Para Vitor Soares, o apoio americano ao golpe foi logístico, militar e direto, só não houve intervenção militar porque os conspiradores deram conta sozinhos. Quando a operação foi desmontada, a preocupação passou a ser o custo: 2,3 milhões de dólares. Dean Rusk (1909-1994), secretário de Estado americano, questionou quem arcaria com a despesa.

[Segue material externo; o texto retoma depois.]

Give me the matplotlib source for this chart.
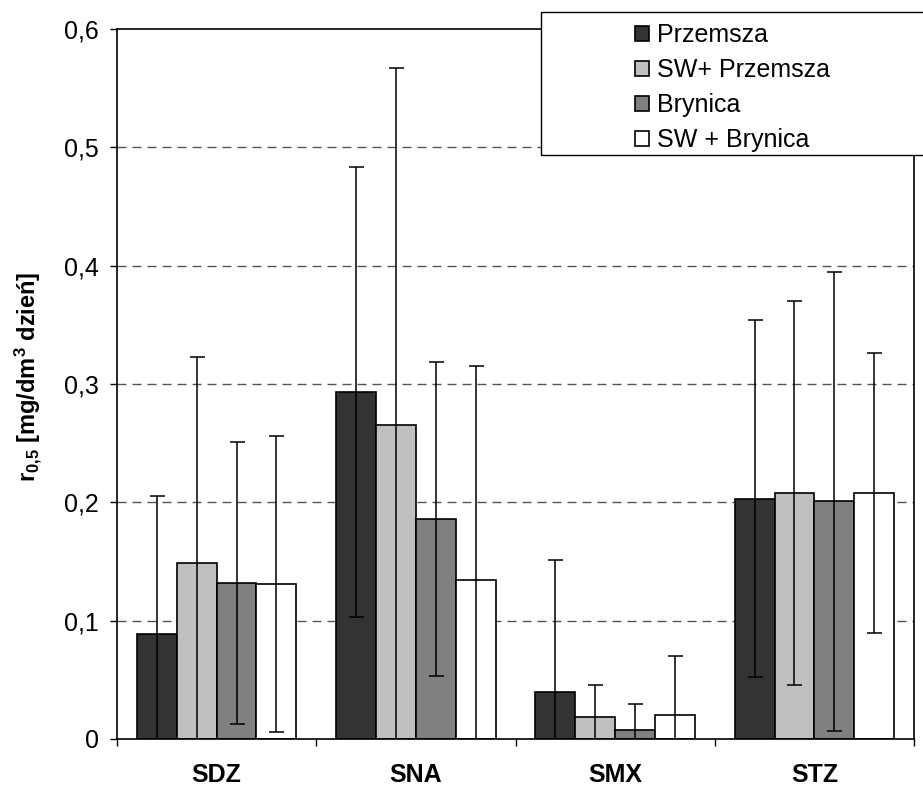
import numpy as np
import matplotlib
matplotlib.use('Agg')
import matplotlib.pyplot as plt
from matplotlib.patches import Rectangle

plt.rcParams['font.family'] = ['Liberation Sans', 'DejaVu Sans']
plt.rcParams['mathtext.fontset'] = 'custom'
plt.rcParams['mathtext.rm'] = 'Liberation Sans:bold'
plt.rcParams['mathtext.default'] = 'rm'

categories = ['SDZ', 'SNA', 'SMX', 'STZ']
series = ['Przemsza', 'SW+ Przemsza', 'Brynica', 'SW + Brynica']
przemsza = [0.089, 0.293, 0.040, 0.203]
sw_przemsza = [0.149, 0.265, 0.019, 0.208]
brynica = [0.132, 0.186, 0.008, 0.201]
sw_brynica = [0.131, 0.134, 0.020, 0.208]
err_przemsza = [0.116, 0.190, 0.111, 0.151]
err_sw_przemsza = [0.174, 0.302, 0.027, 0.162]
err_brynica = [0.119, 0.133, 0.022, 0.194]
err_sw_brynica = [0.125, 0.181, 0.050, 0.118]
yticks = [0, 0.1, 0.2, 0.3, 0.4, 0.5, 0.6]
ytick_labels = ['0', '0,1', '0,2', '0,3', '0,4', '0,5', '0,6']

values = [przemsza, sw_przemsza, brynica, sw_brynica]
errors = [err_przemsza, err_sw_przemsza, err_brynica, err_sw_brynica]
colors = ['#333333', '#c0c0c0', '#808080', '#ffffff']


def main():
    fig = plt.figure(figsize=(9.23, 7.89), dpi=100)
    ax = fig.add_axes([117 / 923, 1 - 739 / 789, (914 - 117) / 923, (739 - 29) / 789])

    x = np.arange(len(categories))
    width = 0.2
    offsets = [-0.3, -0.1, 0.1, 0.3]
    for vals, errs, col, off, name in zip(values, errors, colors, offsets, series):
        ax.bar(x + off, vals, width, color=col, edgecolor='black', linewidth=1.2,
               label=name, zorder=2)
        ax.errorbar(x + off, vals, yerr=errs, fmt='none', ecolor='black',
                    elinewidth=1.1, capsize=5.4, capthick=1.1, zorder=3)

    ax.set_xlim(-0.5, len(categories) - 0.5)
    ax.set_ylim(0, 0.6)
    ax.set_yticks(yticks)
    ax.set_yticklabels(ytick_labels, fontsize=18)
    ax.tick_params(axis='y', direction='out', length=5, width=1, pad=8)

    ax.set_xticks(np.arange(len(categories) + 1) - 0.5)
    ax.set_xticklabels([])
    ax.tick_params(axis='x', which='major', direction='out', length=5, width=1)
    ax.set_xticks(x, minor=True)
    ax.set_xticklabels(categories, minor=True, fontsize=18, fontweight='bold')
    ax.tick_params(axis='x', which='minor', length=0, pad=17)

    for y in yticks[1:-1]:
        ax.axhline(y, color='#555555', linewidth=1.0, linestyle=(0, (6.5, 4.3)), zorder=1)

    for sp in ax.spines.values():
        sp.set_linewidth(1.2)
        sp.set_color('black')

    ax.set_ylabel(r'r$_{0{,}5}$ [mg/dm$^3$ dzień]', fontsize=17, fontweight='bold')
    ax.yaxis.set_label_coords(-0.092, 0.51)

    box = Rectangle((541 / 923, 1 - 155 / 789), 0.5, 143 / 789, transform=fig.transFigure,
                    facecolor='white', edgecolor='black', linewidth=1.0, zorder=5)
    fig.patches.append(box)
    leg = fig.legend(loc='upper left', bbox_to_anchor=(615 / 923, 1 - 3 / 789),
                     frameon=False, fontsize=18, handlelength=0.56, handleheight=0.56,
                     handletextpad=0.32, labelspacing=0.44, borderpad=0.3)
    leg.set_zorder(6)

    fig.savefig('out.png', dpi=100)


if __name__ == "__main__":
    main()
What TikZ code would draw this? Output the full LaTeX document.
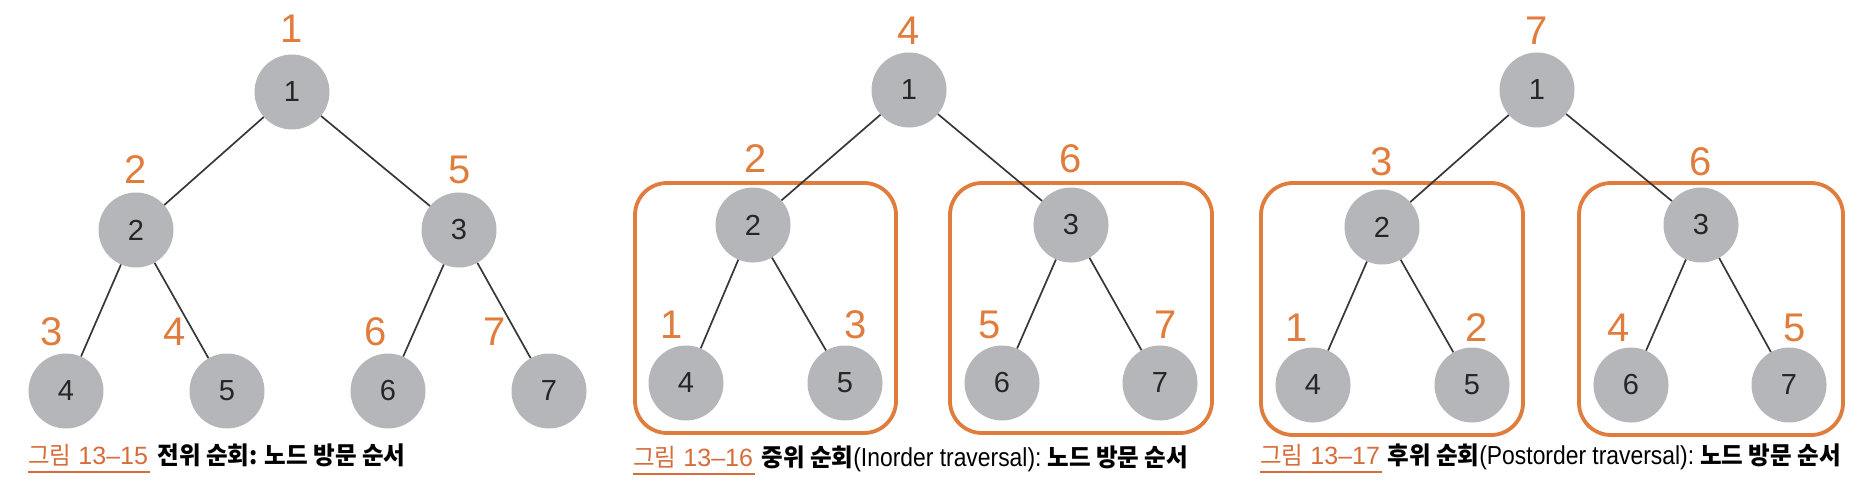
\documentclass[tikz,border=0pt]{standalone}
\usepackage{fontspec}
\setmainfont{Liberation Sans}
\newfontfamily\krfont[FakeStretch=0.96]{Noto Sans CJK KR}
\newfontfamily\latfont[FakeStretch=0.88]{Liberation Sans}
\newcommand\krbx[1]{{\krfont\bfseries\fontsize{24.5}{24.5}\selectfont #1}}
\newcommand\krrx[1]{{\krfont\fontsize{24.5}{24.5}\selectfont #1}}
\newcommand\latx[1]{{\latfont\fontsize{26}{26}\selectfont #1}}
\newcommand\digx[1]{{\fontsize{25}{25}\selectfont #1}}
\definecolor{ordot}{RGB}{225,125,60}
\definecolor{capor}{RGB}{214,108,58}
\definecolor{nodegray}{RGB}{181,182,186}
\definecolor{edgegray}{RGB}{55,55,58}
\begin{document}
\begin{tikzpicture}[x=1pt,y=-1pt,
  tn/.style={circle,fill=nodegray,minimum size=75pt,inner sep=0pt,font=\fontsize{29}{29}\selectfont,text=black!85},
  ordlab/.style={font=\fontsize{40}{40}\selectfont,text=ordot,inner sep=0pt},
  edge/.style={draw=edgegray,line width=1.7pt},
  subbox/.style={draw=ordot,line width=3.8pt,rounded corners=32pt},
  capa/.style={text=capor,inner sep=0pt,anchor=base west},
  capb/.style={text=black,inner sep=0pt,anchor=base west},
  uline/.style={draw=capor,line width=2.7pt}]
\useasboundingbox (0,0) rectangle (1865,500);
% ---------- panel 1 ----------
\node[tn] (a1) at (292,92) {1};
\node[tn] (a2) at (136,230) {2};
\node[tn] (a3) at (459,230) {3};
\node[tn] (a4) at (66,391) {4};
\node[tn] (a5) at (227,391) {5};
\node[tn] (a6) at (388,391) {6};
\node[tn] (a7) at (549,391) {7};
\draw[edge] (a1) -- (a2); \draw[edge] (a1) -- (a3);
\draw[edge] (a2) -- (a4); \draw[edge] (a2) -- (a5);
\draw[edge] (a3) -- (a6); \draw[edge] (a3) -- (a7);
\node[ordlab] (la1) at (292,29) {1};
\node[ordlab] (la2) at (136,170) {2};
\node[ordlab] (la3) at (460,170) {5};
\node[ordlab] (la4) at (52,332) {3};
\node[ordlab] (la5) at (175,332) {4};
\node[ordlab] (la6) at (376,332) {6};
\node[ordlab] (la7) at (495,332) {7};
\node[capa] (ca1) at (28,464) {\krrx{그림}\hspace{7pt}\digx{13–15}};
\node[capb] (cb1) at ([xshift=9pt]ca1.base east) {\krbx{전위 순회: 노드 방문 순서}};
\draw[uline] ([yshift=-8pt]ca1.base west) -- ([yshift=-8pt,xshift=2pt]ca1.base east);
% ---------- panel 2 ----------
\draw[subbox] (635,183) rectangle (896,433);
\draw[subbox] (950,183) rectangle (1212,433);
\node[tn] (b1) at (909,90) {1};
\node[tn] (b2) at (753,225) {2};
\node[tn] (b3) at (1071,225) {3};
\node[tn] (b4) at (686,383) {4};
\node[tn] (b5) at (845,383) {5};
\node[tn] (b6) at (1002,383) {6};
\node[tn] (b7) at (1160,383) {7};
\draw[edge] (b1) -- (b2); \draw[edge] (b1) -- (b3);
\draw[edge] (b2) -- (b4); \draw[edge] (b2) -- (b5);
\draw[edge] (b3) -- (b6); \draw[edge] (b3) -- (b7);
\node[ordlab] (lb1) at (909,31) {4};
\node[ordlab] (lb2) at (756,159) {2};
\node[ordlab] (lb3) at (1071,159) {6};
\node[ordlab] (lb4) at (672,325) {1};
\node[ordlab] (lb5) at (856,325) {3};
\node[ordlab] (lb6) at (990,325) {5};
\node[ordlab] (lb7) at (1166,325) {7};
\node[capa] (ca2) at (633,466) {\krrx{그림}\hspace{7pt}\digx{13–16}};
\node[capb] (cb2) at ([xshift=8pt]ca2.base east) {\krbx{중위 순회}\latx{(Inorder traversal):}\hspace{6pt}\krbx{노드 방문 순서}};
\draw[uline] ([yshift=-8pt]ca2.base west) -- ([yshift=-8pt,xshift=2pt]ca2.base east);
% ---------- panel 3 ----------
\draw[subbox] (1261,183) rectangle (1523,435);
\draw[subbox] (1579,183) rectangle (1843,435);
\node[tn] (c1) at (1537,90) {1};
\node[tn] (c2) at (1382,227) {2};
\node[tn] (c3) at (1701,225) {3};
\node[tn] (c4) at (1313,385) {4};
\node[tn] (c5) at (1472,385) {5};
\node[tn] (c6) at (1631,385) {6};
\node[tn] (c7) at (1789,385) {7};
\draw[edge] (c1) -- (c2); \draw[edge] (c1) -- (c3);
\draw[edge] (c2) -- (c4); \draw[edge] (c2) -- (c5);
\draw[edge] (c3) -- (c6); \draw[edge] (c3) -- (c7);
\node[ordlab] (lc1) at (1537,31) {7};
\node[ordlab] (lc2) at (1382,162) {3};
\node[ordlab] (lc3) at (1701,162) {6};
\node[ordlab] (lc4) at (1297,328) {1};
\node[ordlab] (lc5) at (1477,328) {2};
\node[ordlab] (lc6) at (1619,328) {4};
\node[ordlab] (lc7) at (1795,328) {5};
\node[capa] (ca3) at (1260,464) {\krrx{그림}\hspace{7pt}\digx{13–17}};
\node[capb] (cb3) at ([xshift=7pt]ca3.base east) {\krbx{후위 순회}\latx{(Postorder traversal):}\hspace{6pt}\krbx{노드 방문 순서}};
\draw[uline] ([yshift=-8pt]ca3.base west) -- ([yshift=-8pt,xshift=2pt]ca3.base east);
\end{tikzpicture}
\end{document}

Mayra Goulart compara a “guerra” econômica atual com as tarifas de Trump ao envio de tropas em 1964, como exemplos da ingerência americana na América Latina. Márcio Coimbra, ex-diretor da Apex, vê ambos os cenários como reflexo do interesse estratégico constante dos EUA sobre o Brasil, mas com métodos diferentes: os EUA abandonaram operações militares clandestinas em favor de ferramentas econômicas e diplomáticas. Bruna Gomes dos Reis lembra que em ambos os casos houve brasileiros que acionaram os EUA. Enrique Natalino também reconhece semelhanças, com o objetivo de controle estratégico presente em ambos os momentos. A diferença, segundo Natalino, está nos métodos de intervenção, que evoluíram ao longo do tempo.